Data lines =

+ + + +

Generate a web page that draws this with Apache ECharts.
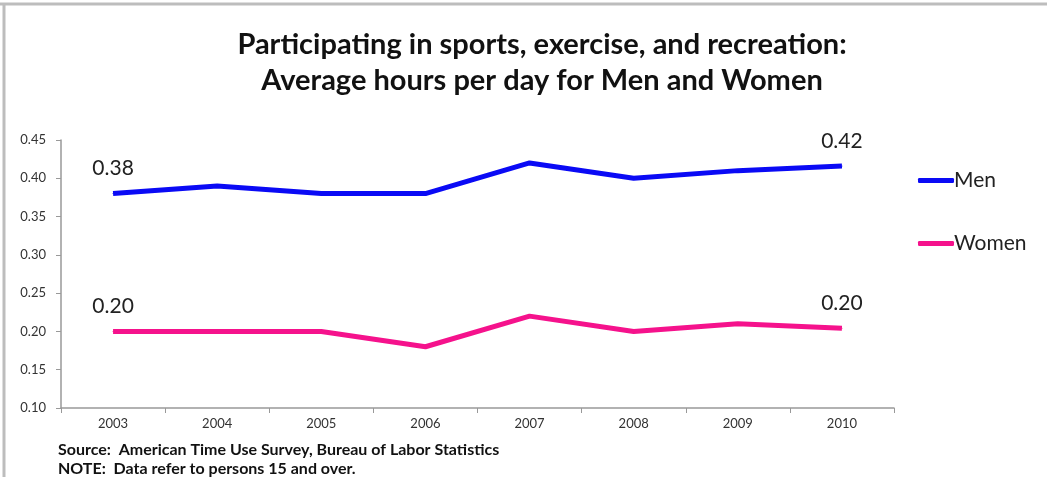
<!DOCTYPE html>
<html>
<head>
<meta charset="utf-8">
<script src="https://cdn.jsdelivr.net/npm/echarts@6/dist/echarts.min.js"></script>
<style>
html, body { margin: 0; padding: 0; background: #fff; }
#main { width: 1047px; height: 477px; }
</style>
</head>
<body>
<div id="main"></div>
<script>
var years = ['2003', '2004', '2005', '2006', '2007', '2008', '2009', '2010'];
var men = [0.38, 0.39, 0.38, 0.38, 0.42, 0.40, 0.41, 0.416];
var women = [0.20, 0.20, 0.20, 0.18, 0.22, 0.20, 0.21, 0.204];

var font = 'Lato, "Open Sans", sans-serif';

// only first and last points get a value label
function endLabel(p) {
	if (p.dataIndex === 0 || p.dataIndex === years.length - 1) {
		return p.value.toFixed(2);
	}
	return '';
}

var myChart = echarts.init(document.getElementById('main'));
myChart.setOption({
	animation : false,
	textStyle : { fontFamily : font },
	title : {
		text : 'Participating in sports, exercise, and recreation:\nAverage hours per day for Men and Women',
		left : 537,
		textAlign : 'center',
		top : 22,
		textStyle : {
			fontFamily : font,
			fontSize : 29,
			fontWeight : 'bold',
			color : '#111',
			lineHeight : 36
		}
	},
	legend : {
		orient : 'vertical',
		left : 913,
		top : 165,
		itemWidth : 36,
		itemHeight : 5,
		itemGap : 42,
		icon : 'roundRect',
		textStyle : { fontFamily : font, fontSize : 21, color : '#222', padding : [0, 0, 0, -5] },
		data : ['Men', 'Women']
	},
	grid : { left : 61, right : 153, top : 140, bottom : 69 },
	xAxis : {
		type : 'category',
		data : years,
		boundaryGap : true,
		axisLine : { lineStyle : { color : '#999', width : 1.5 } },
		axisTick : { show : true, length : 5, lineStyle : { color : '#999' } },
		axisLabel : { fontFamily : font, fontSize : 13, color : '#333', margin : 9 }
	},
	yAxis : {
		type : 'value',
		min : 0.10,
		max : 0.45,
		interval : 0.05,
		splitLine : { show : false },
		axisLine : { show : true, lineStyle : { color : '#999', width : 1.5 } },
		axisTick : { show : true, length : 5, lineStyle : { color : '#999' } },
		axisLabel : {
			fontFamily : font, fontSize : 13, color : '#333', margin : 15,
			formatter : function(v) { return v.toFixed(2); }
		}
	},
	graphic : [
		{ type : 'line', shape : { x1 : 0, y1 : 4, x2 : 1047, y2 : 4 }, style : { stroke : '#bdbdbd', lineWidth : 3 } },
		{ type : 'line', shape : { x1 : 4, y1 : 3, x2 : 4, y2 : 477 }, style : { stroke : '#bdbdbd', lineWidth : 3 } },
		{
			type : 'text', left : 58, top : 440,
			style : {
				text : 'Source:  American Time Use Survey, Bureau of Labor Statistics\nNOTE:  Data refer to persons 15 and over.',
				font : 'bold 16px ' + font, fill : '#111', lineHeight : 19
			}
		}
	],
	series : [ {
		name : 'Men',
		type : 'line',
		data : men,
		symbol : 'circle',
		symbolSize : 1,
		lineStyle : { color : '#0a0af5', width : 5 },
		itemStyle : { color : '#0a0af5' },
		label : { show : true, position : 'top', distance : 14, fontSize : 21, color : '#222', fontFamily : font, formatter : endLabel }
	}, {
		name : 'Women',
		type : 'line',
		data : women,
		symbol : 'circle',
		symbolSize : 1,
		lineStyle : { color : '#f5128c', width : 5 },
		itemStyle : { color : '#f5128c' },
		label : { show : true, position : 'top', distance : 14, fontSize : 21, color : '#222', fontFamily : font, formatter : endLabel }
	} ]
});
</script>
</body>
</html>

+ + + +

What the task requires = Transcribe the material exactly, and leave out whatever pictures it holds.

Task output =
Generate a web page that draws this with Apache ECharts.
<!DOCTYPE html>
<html>
<head>
<meta charset="utf-8">
<script src="https://cdn.jsdelivr.net/npm/echarts@6/dist/echarts.min.js"></script>
<style>
html, body { margin: 0; padding: 0; background: #fff; }
#main { width: 1047px; height: 477px; }
</style>
</head>
<body>
<div id="main"></div>
<script>
var years = ['2003', '2004', '2005', '2006', '2007', '2008', '2009', '2010'];
var men = [0.38, 0.39, 0.38, 0.38, 0.42, 0.40, 0.41, 0.416];
var women = [0.20, 0.20, 0.20, 0.18, 0.22, 0.20, 0.21, 0.204];

var font = 'Lato, "Open Sans", sans-serif';

// only first and last points get a value label
function endLabel(p) {
	if (p.dataIndex === 0 || p.dataIndex === years.length - 1) {
		return p.value.toFixed(2);
	}
	return '';
}

var myChart = echarts.init(document.getElementById('main'));
myChart.setOption({
	animation : false,
	textStyle : { fontFamily : font },
	title : {
		text : 'Participating in sports, exercise, and recreation:\nAverage hours per day for Men and Women',
		left : 537,
		textAlign : 'center',
		top : 22,
		textStyle : {
			fontFamily : font,
			fontSize : 29,
			fontWeight : 'bold',
			color : '#111',
			lineHeight : 36
		}
	},
	legend : {
		orient : 'vertical',
		left : 913,
		top : 165,
		itemWidth : 36,
		itemHeight : 5,
		itemGap : 42,
		icon : 'roundRect',
		textStyle : { fontFamily : font, fontSize : 21, color : '#222', padding : [0, 0, 0, -5] },
		data : ['Men', 'Women']
	},
	grid : { left : 61, right : 153, top : 140, bottom : 69 },
	xAxis : {
		type : 'category',
		data : years,
		boundaryGap : true,
		axisLine : { lineStyle : { color : '#999', width : 1.5 } },
		axisTick : { show : true, length : 5, lineStyle : { color : '#999' } },
		axisLabel : { fontFamily : font, fontSize : 13, color : '#333', margin : 9 }
	},
	yAxis : {
		type : 'value',
		min : 0.10,
		max : 0.45,
		interval : 0.05,
		splitLine : { show : false },
		axisLine : { show : true, lineStyle : { color : '#999', width : 1.5 } },
		axisTick : { show : true, length : 5, lineStyle : { color : '#999' } },
		axisLabel : {
			fontFamily : font, fontSize : 13, color : '#333', margin : 15,
			formatter : function(v) { return v.toFixed(2); }
		}
	},
	graphic : [
		{ type : 'line', shape : { x1 : 0, y1 : 4, x2 : 1047, y2 : 4 }, style : { stroke : '#bdbdbd', lineWidth : 3 } },
		{ type : 'line', shape : { x1 : 4, y1 : 3, x2 : 4, y2 : 477 }, style : { stroke : '#bdbdbd', lineWidth : 3 } },
		{
			type : 'text', left : 58, top : 440,
			style : {
				text : 'Source:  American Time Use Survey, Bureau of Labor Statistics\nNOTE:  Data refer to persons 15 and over.',
				font : 'bold 16px ' + font, fill : '#111', lineHeight : 19
			}
		}
	],
	series : [ {
		name : 'Men',
		type : 'line',
		data : men,
		symbol : 'circle',
		symbolSize : 1,
		lineStyle : { color : '#0a0af5', width : 5 },
		itemStyle : { color : '#0a0af5' },
		label : { show : true, position : 'top', distance : 14, fontSize : 21, color : '#222', fontFamily : font, formatter : endLabel }
	}, {
		name : 'Women',
		type : 'line',
		data : women,
		symbol : 'circle',
		symbolSize : 1,
		lineStyle : { color : '#f5128c', width : 5 },
		itemStyle : { color : '#f5128c' },
		label : { show : true, position : 'top', distance : 14, fontSize : 21, color : '#222', fontFamily : font, formatter : endLabel }
	} ]
});
</script>
</body>
</html>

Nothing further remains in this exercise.